Over time, some statutes were expanded to allow entities to domesticate into another type of entity in another jurisdiction. Conversion statutes were then enacted, giving entities other than corporations the ability to convert to another type of entity within their jurisdiction.

And finally, many conversion statutes were drafted to permit conversions across jurisdictions, such that an entity could move from one state to another state.

Wisconsin has permitted various types of conversion transactions for a few years, and with Act 267 now permits domestications. The principal distinctions between domestications and conversions are that:

  • in a domestication, the transformation is that of a Wisconsin entity with a non-U.S. entity, either inbound or outbound. In a conversion, a Wisconsin entity may convert into another Wisconsin entity or into a foreign entity that is a U.S. entity (or the reverse may occur with a non-Wisconsin but U.S. entity converting into a Wisconsin entity); and

  • in a domestication, the transformation results in the entity having both a domestic and foreign existence following the transaction. In a conversion, the converting entity is no longer subject to the governing law that applied prior to the conversion.

In both a conversion and a domestication, the date of the original entity formation is retained. The single corporate personality is recognized. Title to property is vested in the domesticated or converted entity without transfer, reversion, or impairment. The domesticated or converted entity has all the debts, obligations, and other liabilities of the domesticating or converting entity. Contracts remain unaffected. The form of entity can change. These transactions are allowed only with foreign jurisdictions that have statutes permitting such transactions.

A New Flexibility

After Act 267, Wisconsin now provides significant flexibility, generally eliminating the need to move to another jurisdiction just to utilize another state’s conversion or domestication statute.

Domestication in the Wisconsin sense is generally allowed in offshore financial centers, such as the Cayman Islands and the British Virgin Islands. The domestication provisions would be used when, for example, a company incorporated in the Cayman Islands wishes to become a Wisconsin company without having to dissolve the Cayman Islands entity. Following domestication, the existence of the Cayman Island entity would remain intact and the entity would not be required to wind up its affairs or pay its liabilities or distribute assets.

Domestication allows the entity to retain its original date of incorporation, bank accounts, licenses, and debt arrangements.

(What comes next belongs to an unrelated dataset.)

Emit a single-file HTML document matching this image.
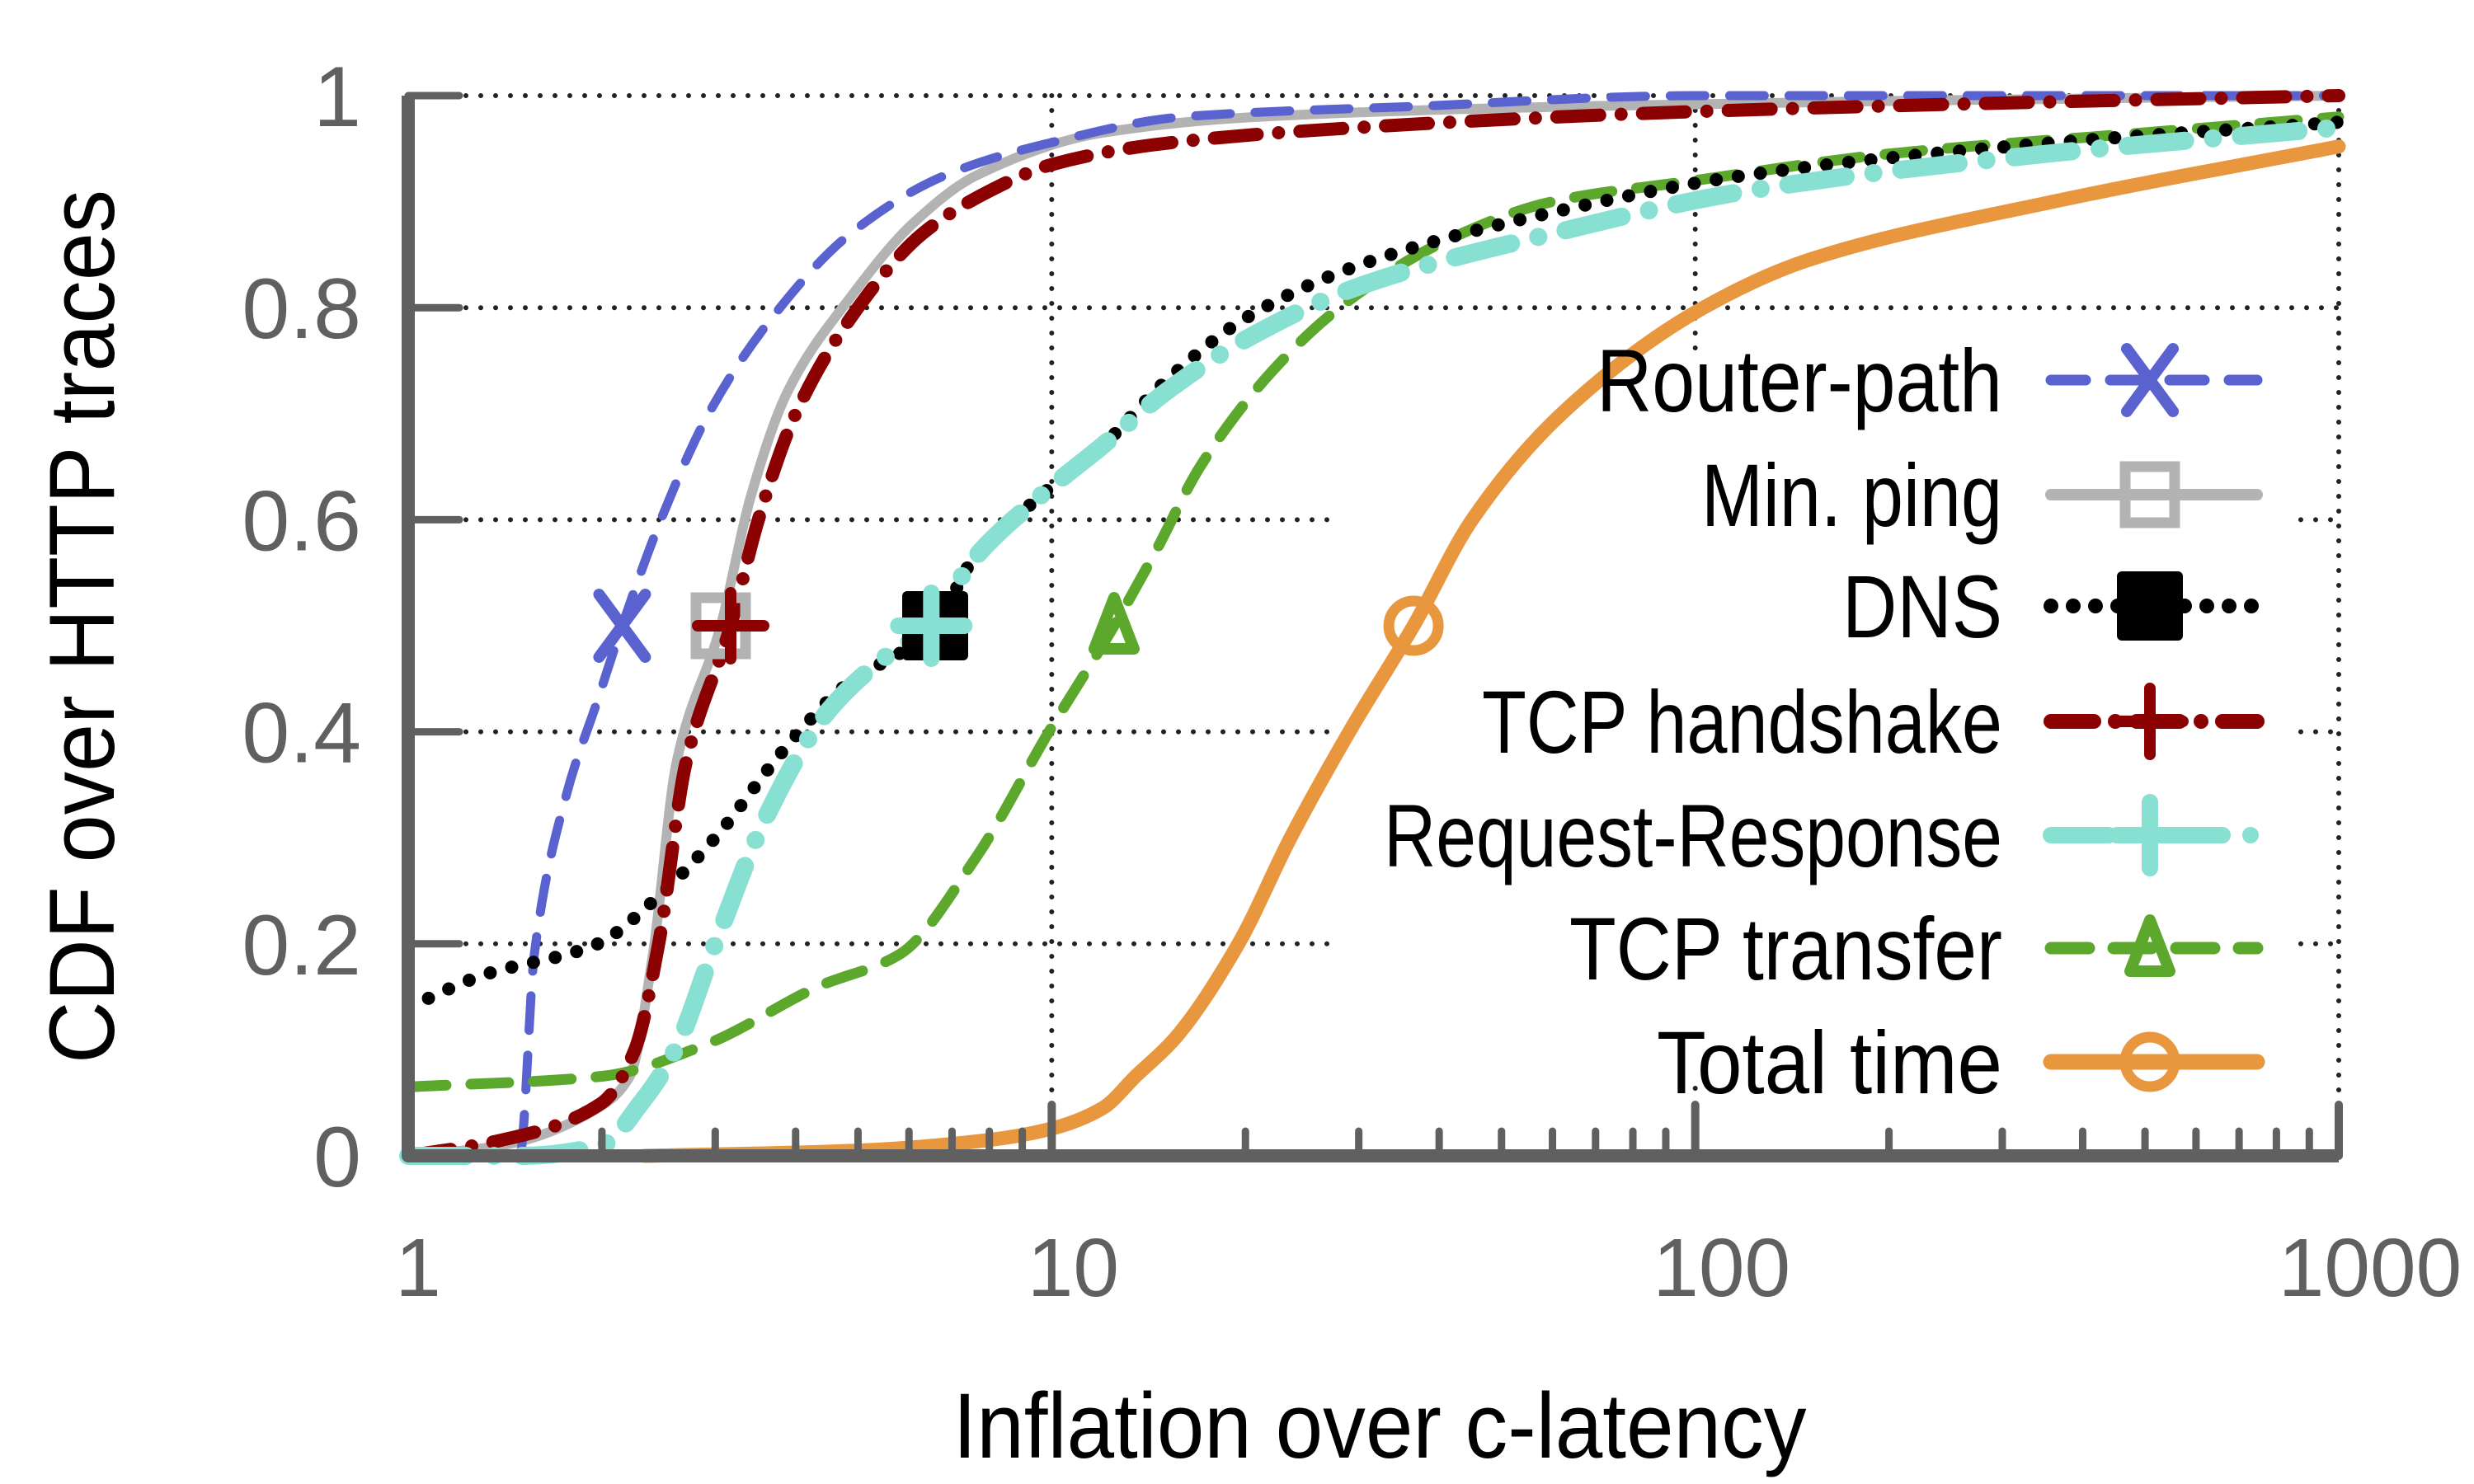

Issues around applicable governing law require careful consideration if there is a larger number of equity owners. A domestication is generally an “F” reorganization, which can be tax free, but due to I.R.C. section 367 can be taxable for some shareholders.

Uses of ‘Domestication’

Today, the term domestication is often used in a much broader sense to cover nearly any type of corporate transaction that moves the principal jurisdiction of an entity from one jurisdiction to another, whether by way merger, conversion, or a Wisconsin-type domestication.

For example, if you research domestication, you will find service providers promoting their assistance in “domesticating” your entity to a new state, often by way of a conversion.

The term domestication is often used when referring to the pre-transaction structuring involving Special Purpose Acquisition Companies (SPACS). SPACs typically raise capital by issuing stock and warrants to public investors in an initial public offering (IPO), with the intent of using the capital to fund the acquisition of a target company. Sponsors in the market for targets in the U.S. generally form a domestic SPAC, whereas sponsors in the market for foreign targets generally form a foreign SPAC.

If, however, the target turns out not to be in the same jurisdiction as the SPAC, the SPAC typically migrates to the appropriate jurisdiction prior to the business combination. More often the “domestication” occurs by way of a merger.

For most Wisconsin entities, conversion will be all that is required to move to a different state. Wisconsin domestications will be very rare.

But don’t be surprised when that conversion will be referred to as a “domestication,” even though it isn’t a domestication in a technical Wisconsin statute sense.